Gadrial writes: Why is the government involved in the marriage contract ? I don’t see the Devil here, however I see a revenue generator that never ends. First you get them married and make them pay, if they have problems and want a divorce they must pay again, and if they have children they are fighting over they must pay again to see who gets the brats. Marriage is nothing more than retail storefront for the STATE. Your right the church was in charge of this for at least 6,000 years, but the Church was also the government, so your argument that it would be any different seems more like fantasy than reality. The Church has proven itself over the centuries to be just as corrupt and slimy as all Governments today. A world with less or none of the other would be ideal.
Two problems with this theory. One, marriage has been around for all of recorded history, while the Church has been around for only 2,000 years. Nor was it the government for most of that time, except in the Papal States and in post-Henry VIII England where it was only a State agency. I agree that the Church has been seriously problematic at times, but I submit that this has primarily been when it assumed State responsibilities and was corrupted as the State always is and does.
Second, the State did not begin its interference with American marriage in pursuit of revenue, but information.
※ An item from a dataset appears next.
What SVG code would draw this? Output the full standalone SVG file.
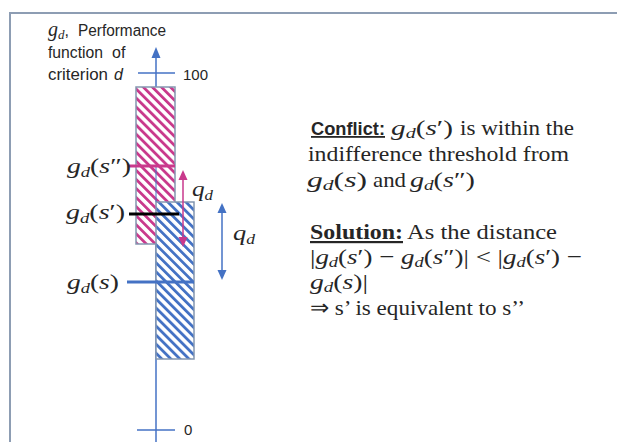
<svg xmlns="http://www.w3.org/2000/svg" width="617" height="442" viewBox="0 0 617 442">
<style>
.sans{font-family:"Liberation Sans",Arial,sans-serif;fill:#262626}
.serif{font-family:"Liberation Serif","Times New Roman",serif;fill:#262626}
.i{font-style:italic}
.ax{stroke:#4472c4;fill:none}
.pk{stroke:#c9398c;fill:none}
.box{stroke:#8497b0;stroke-width:1.5}
</style>
<defs>
<pattern id="hp" width="6.4" height="6.4" patternUnits="userSpaceOnUse" patternTransform="rotate(-45)">
<rect width="6.4" height="6.4" fill="#fff"/>
<rect width="2.8" height="6.4" fill="#c9398c"/>
</pattern>
<pattern id="hb" width="6.4" height="6.4" patternUnits="userSpaceOnUse" patternTransform="rotate(-45)">
<rect width="6.4" height="6.4" fill="#fff"/>
<rect width="2.8" height="6.4" fill="#4472c4"/>
</pattern>
</defs>
<rect width="617" height="442" fill="#fff"/>
<rect x="10" y="13" width="640" height="460" fill="none" stroke="#8d9db3" stroke-width="2"/>

<g id="axis">
<line class="ax" x1="156" y1="55" x2="156" y2="442" stroke-width="1.5"/>
<polygon points="156,47 151.5,58 160.5,58" fill="#4472c4"/>
<line class="ax" x1="138" y1="73" x2="175" y2="73" stroke-width="1.5"/>
<line class="ax" x1="137" y1="430" x2="175" y2="430" stroke-width="1.5"/>
<text class="sans" x="183" y="80" font-size="15">100</text>
<text class="sans" x="184" y="435" font-size="15">0</text>
</g>

<g id="axis-title" class="sans" font-size="16">
<text x="48" y="36"><tspan class="serif i" font-size="20">g</tspan><tspan class="serif i" font-size="13" dy="3">d</tspan><tspan dy="-3">,</tspan></text>
<text x="78" y="36" textLength="88" lengthAdjust="spacingAndGlyphs">Performance</text>
<text x="48" y="58" textLength="55" lengthAdjust="spacingAndGlyphs">function</text>
<text x="112" y="58">of</text>
<text x="48" y="80" textLength="60" lengthAdjust="spacingAndGlyphs">criterion</text>
<text x="114" y="80" class="i">d</text>
</g>

<g id="box-s2">
<rect class="box" x="136" y="87" width="39" height="157" fill="url(#hp)"/>
</g>
<g id="box-s">
<rect class="box" x="156" y="202" width="38" height="157" fill="url(#hb)"/>
</g>

<g id="connectors">
<line class="ax" x1="156" y1="166" x2="156" y2="202" stroke-width="1"/>
<line class="pk" x1="129" y1="166" x2="175" y2="166" stroke-width="3"/>
<line x1="129" y1="214" x2="179" y2="214" stroke="#000" stroke-width="3"/>
<line class="ax" x1="127" y1="282" x2="194" y2="282" stroke-width="3"/>
<line class="pk" x1="183" y1="178" x2="183" y2="239" stroke-width="1.5"/>
<polygon points="183,170 178.5,180 187.5,180" fill="#c9398c"/>
<polygon points="183,247 178.5,237 187.5,237" fill="#c9398c"/>
<line class="ax" x1="222" y1="211" x2="222" y2="272" stroke-width="1.5"/>
<polygon points="222,203 217.5,213 226.5,213" fill="#4472c4"/>
<polygon points="222,280 217.5,270 226.5,270" fill="#4472c4"/>
</g>

<g id="labels" class="serif" font-size="21">
<text x="67" y="173" textLength="64" lengthAdjust="spacingAndGlyphs"><tspan class="i">g</tspan><tspan class="i" font-size="14" dy="4">d</tspan><tspan dy="-4">(</tspan><tspan class="i">s</tspan>″)</text>
<text x="66" y="219" textLength="59" lengthAdjust="spacingAndGlyphs"><tspan class="i">g</tspan><tspan class="i" font-size="14" dy="4">d</tspan><tspan dy="-4">(</tspan><tspan class="i">s</tspan>′)</text>
<text x="67" y="289" textLength="52" lengthAdjust="spacingAndGlyphs"><tspan class="i">g</tspan><tspan class="i" font-size="14" dy="4">d</tspan><tspan dy="-4">(</tspan><tspan class="i">s</tspan>)</text>
<text x="192" y="196" textLength="21" lengthAdjust="spacingAndGlyphs"><tspan class="i">q</tspan><tspan class="i" font-size="14" dy="4">d</tspan></text>
<text x="233" y="240" textLength="22" lengthAdjust="spacingAndGlyphs"><tspan class="i">q</tspan><tspan class="i" font-size="14" dy="4">d</tspan></text>
</g>

<g id="explanation" class="serif" font-size="22">
<text class="sans" x="311" y="135" font-size="18" font-weight="bold" text-decoration="underline" textLength="74" lengthAdjust="spacingAndGlyphs">Conflict:</text>
<text x="391" y="135" textLength="62" lengthAdjust="spacingAndGlyphs"><tspan class="i">g</tspan><tspan class="i" font-size="15" dy="3">d</tspan><tspan dy="-3">(</tspan><tspan class="i">s</tspan>′)</text>
<text x="460" y="135" textLength="114" lengthAdjust="spacingAndGlyphs">is within the</text>
<text x="308" y="161" textLength="261" lengthAdjust="spacingAndGlyphs">indifference threshold from</text>
<text x="307" y="187" textLength="60" lengthAdjust="spacingAndGlyphs"><tspan class="i">g</tspan><tspan class="i" font-size="15" dy="3">d</tspan><tspan dy="-3">(</tspan><tspan class="i">s</tspan>)</text>
<text x="373" y="187" textLength="33" lengthAdjust="spacingAndGlyphs">and</text>
<text x="410" y="187" textLength="65" lengthAdjust="spacingAndGlyphs"><tspan class="i">g</tspan><tspan class="i" font-size="15" dy="3">d</tspan><tspan dy="-3">(</tspan><tspan class="i">s</tspan>″)</text>
<text x="310" y="239" font-weight="bold" text-decoration="underline" textLength="93" lengthAdjust="spacingAndGlyphs">Solution:</text>
<text x="407" y="239" textLength="150" lengthAdjust="spacingAndGlyphs">As the distance</text>
<text x="310" y="264" textLength="272" lengthAdjust="spacingAndGlyphs">|<tspan class="i">g</tspan><tspan class="i" font-size="15" dy="3">d</tspan><tspan dy="-3">(</tspan><tspan class="i">s</tspan>′) − <tspan class="i">g</tspan><tspan class="i" font-size="15" dy="3">d</tspan><tspan dy="-3">(</tspan><tspan class="i">s</tspan>″)| &lt; |<tspan class="i">g</tspan><tspan class="i" font-size="15" dy="3">d</tspan><tspan dy="-3">(</tspan><tspan class="i">s</tspan>′) −</text>
<text x="310" y="289" textLength="58" lengthAdjust="spacingAndGlyphs"><tspan class="i">g</tspan><tspan class="i" font-size="15" dy="3">d</tspan><tspan dy="-3">(</tspan><tspan class="i">s</tspan>)|</text>
<text x="310" y="315" textLength="215" lengthAdjust="spacingAndGlyphs">⇒ s’ is equivalent to s’’</text>
</g>
</svg>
Information – registration – is necessary for control, and control is required to exercise State power. Money is actually of little interest to the State, as long as it can create it out of thin air. This is nothing new, indeed, it was first discovered in the modern era by the colony of Massachusetts, and taken to an extreme by the colony of Rhode Island until the British government cracked down these financial shenanigans. State control of marriage and children is one of the many factors required for totalitarian rule, which is why it should be rejected by wise conservatives who understand the danger inherent in attempting to use the State to enforce any morality, traditional or otherwise.
What the State gives, the State can and will take away. What the State touches, it will destroy.